### TO DO
Exactly the lines from the one with "Reproduce this chart with D3.js." through the one with "const labelAlgae = [9.7, -32.35];" should be returned, both ends included and nothing else. Omit any pictures.

### MATERIAL FOR THE TASK
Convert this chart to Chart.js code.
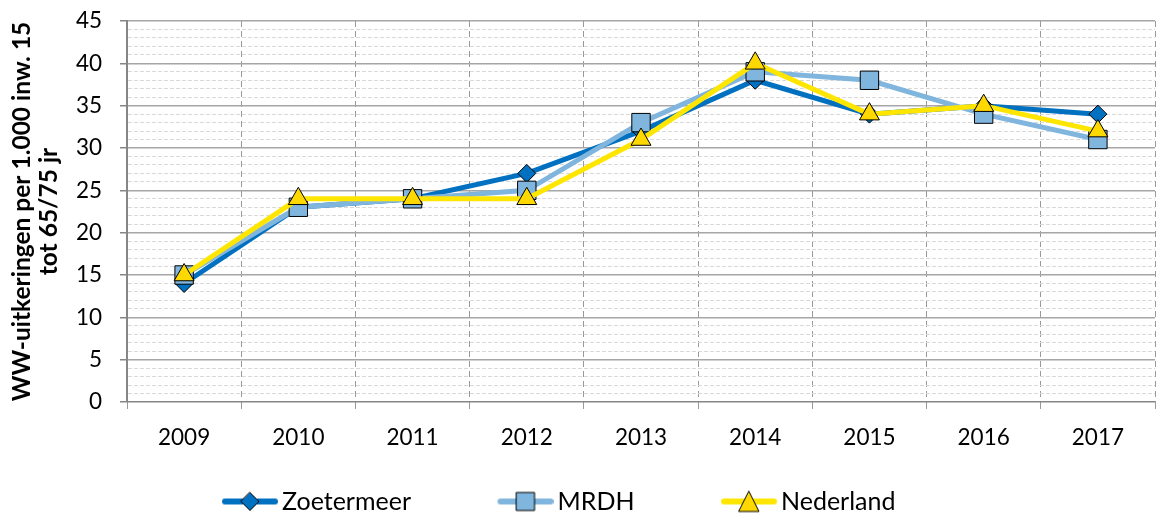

---

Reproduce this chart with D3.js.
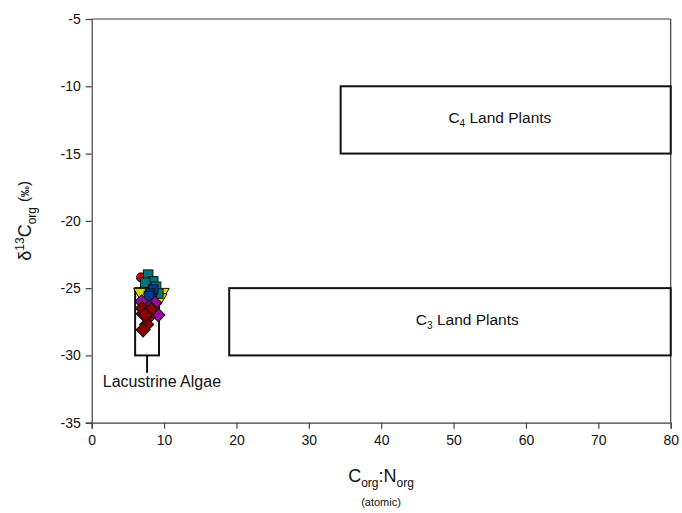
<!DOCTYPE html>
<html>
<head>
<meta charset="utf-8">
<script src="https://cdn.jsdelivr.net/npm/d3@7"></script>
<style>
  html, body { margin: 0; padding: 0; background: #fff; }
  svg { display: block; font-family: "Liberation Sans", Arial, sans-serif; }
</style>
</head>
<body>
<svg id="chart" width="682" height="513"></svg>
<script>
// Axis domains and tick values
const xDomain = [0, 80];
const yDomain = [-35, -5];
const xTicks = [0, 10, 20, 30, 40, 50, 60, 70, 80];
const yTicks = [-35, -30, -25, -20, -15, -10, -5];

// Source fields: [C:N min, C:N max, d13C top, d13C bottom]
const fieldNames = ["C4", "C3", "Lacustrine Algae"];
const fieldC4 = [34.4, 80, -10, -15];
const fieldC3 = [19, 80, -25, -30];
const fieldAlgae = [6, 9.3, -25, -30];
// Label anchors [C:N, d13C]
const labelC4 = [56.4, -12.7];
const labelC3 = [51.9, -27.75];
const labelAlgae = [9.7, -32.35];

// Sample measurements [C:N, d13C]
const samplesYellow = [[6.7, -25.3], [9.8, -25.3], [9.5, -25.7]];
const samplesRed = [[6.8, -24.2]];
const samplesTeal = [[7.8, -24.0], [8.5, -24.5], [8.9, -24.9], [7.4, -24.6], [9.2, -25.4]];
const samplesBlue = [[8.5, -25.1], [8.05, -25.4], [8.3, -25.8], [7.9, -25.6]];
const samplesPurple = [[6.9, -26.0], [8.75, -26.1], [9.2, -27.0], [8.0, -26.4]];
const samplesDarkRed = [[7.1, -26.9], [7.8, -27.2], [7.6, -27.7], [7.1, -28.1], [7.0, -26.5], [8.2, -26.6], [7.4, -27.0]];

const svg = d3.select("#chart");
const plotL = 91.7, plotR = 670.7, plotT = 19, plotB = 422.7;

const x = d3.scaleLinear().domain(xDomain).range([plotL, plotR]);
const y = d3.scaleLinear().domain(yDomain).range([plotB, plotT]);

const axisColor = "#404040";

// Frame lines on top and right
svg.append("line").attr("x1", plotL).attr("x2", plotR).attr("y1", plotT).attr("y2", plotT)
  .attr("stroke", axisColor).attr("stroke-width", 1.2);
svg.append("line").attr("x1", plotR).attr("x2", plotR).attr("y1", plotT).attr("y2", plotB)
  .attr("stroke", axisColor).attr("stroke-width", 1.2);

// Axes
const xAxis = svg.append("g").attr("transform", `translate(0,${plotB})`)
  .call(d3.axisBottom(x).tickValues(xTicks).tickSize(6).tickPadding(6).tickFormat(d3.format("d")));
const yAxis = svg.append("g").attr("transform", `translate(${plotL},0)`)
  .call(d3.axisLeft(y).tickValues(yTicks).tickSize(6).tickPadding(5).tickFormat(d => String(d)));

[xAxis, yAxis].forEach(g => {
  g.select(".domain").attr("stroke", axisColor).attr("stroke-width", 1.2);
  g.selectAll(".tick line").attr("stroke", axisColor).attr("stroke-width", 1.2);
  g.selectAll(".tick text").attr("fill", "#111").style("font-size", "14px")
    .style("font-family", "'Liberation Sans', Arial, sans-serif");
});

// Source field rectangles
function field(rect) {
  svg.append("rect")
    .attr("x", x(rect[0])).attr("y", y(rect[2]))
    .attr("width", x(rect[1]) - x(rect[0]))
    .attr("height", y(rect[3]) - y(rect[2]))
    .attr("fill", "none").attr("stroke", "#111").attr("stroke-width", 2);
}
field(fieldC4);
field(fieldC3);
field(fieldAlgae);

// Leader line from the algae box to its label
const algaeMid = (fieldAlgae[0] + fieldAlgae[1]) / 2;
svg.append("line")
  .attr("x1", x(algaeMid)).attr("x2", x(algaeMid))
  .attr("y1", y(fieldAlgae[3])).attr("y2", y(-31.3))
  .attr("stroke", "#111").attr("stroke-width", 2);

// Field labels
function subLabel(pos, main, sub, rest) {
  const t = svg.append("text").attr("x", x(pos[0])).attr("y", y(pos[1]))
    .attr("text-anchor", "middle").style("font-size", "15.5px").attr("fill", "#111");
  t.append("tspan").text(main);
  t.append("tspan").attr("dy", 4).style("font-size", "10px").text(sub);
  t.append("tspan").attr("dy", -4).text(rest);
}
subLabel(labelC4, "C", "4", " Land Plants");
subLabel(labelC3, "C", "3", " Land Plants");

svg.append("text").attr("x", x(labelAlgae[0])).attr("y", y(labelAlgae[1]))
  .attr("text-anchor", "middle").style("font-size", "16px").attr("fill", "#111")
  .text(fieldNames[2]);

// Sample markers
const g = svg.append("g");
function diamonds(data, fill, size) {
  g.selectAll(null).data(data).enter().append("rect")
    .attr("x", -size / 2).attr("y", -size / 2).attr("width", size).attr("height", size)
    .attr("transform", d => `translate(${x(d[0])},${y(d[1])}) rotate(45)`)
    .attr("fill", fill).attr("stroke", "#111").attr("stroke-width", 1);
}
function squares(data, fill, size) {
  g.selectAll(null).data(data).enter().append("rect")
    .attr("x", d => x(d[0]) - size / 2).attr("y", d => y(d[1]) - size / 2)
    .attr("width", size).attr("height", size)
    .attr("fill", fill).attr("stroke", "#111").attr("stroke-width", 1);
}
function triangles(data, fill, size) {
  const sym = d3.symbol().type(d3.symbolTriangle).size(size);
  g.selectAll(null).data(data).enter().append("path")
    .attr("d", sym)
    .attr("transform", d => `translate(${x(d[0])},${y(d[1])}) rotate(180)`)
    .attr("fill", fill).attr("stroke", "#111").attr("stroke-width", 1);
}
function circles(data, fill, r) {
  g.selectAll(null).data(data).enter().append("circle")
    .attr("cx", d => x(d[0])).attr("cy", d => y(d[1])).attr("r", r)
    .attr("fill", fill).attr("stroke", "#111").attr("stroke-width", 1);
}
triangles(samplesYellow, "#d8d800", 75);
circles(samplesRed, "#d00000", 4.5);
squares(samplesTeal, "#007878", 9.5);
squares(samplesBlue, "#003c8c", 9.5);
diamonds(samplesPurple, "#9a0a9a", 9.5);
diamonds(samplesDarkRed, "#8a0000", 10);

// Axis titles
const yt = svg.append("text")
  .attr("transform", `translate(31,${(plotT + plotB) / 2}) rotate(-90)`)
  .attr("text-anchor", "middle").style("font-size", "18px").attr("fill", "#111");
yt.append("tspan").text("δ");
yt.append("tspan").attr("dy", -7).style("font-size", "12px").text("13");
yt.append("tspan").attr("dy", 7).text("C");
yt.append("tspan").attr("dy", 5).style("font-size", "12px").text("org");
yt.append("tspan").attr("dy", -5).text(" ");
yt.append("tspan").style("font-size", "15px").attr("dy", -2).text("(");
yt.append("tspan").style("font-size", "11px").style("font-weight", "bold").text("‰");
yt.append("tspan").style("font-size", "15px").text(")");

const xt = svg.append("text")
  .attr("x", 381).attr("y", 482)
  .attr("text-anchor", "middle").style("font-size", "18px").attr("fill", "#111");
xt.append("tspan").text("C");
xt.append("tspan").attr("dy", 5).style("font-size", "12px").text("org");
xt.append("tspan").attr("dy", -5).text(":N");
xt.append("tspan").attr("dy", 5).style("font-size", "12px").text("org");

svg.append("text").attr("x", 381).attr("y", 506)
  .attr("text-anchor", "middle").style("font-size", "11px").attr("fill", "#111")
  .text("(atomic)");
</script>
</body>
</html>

### IN RESPONSE
Reproduce this chart with D3.js.
<!DOCTYPE html>
<html>
<head>
<meta charset="utf-8">
<script src="https://cdn.jsdelivr.net/npm/d3@7"></script>
<style>
  html, body { margin: 0; padding: 0; background: #fff; }
  svg { display: block; font-family: "Liberation Sans", Arial, sans-serif; }
</style>
</head>
<body>
<svg id="chart" width="682" height="513"></svg>
<script>
// Axis domains and tick values
const xDomain = [0, 80];
const yDomain = [-35, -5];
const xTicks = [0, 10, 20, 30, 40, 50, 60, 70, 80];
const yTicks = [-35, -30, -25, -20, -15, -10, -5];

// Source fields: [C:N min, C:N max, d13C top, d13C bottom]
const fieldNames = ["C4", "C3", "Lacustrine Algae"];
const fieldC4 = [34.4, 80, -10, -15];
const fieldC3 = [19, 80, -25, -30];
const fieldAlgae = [6, 9.3, -25, -30];
// Label anchors [C:N, d13C]
const labelC4 = [56.4, -12.7];
const labelC3 = [51.9, -27.75];
const labelAlgae = [9.7, -32.35];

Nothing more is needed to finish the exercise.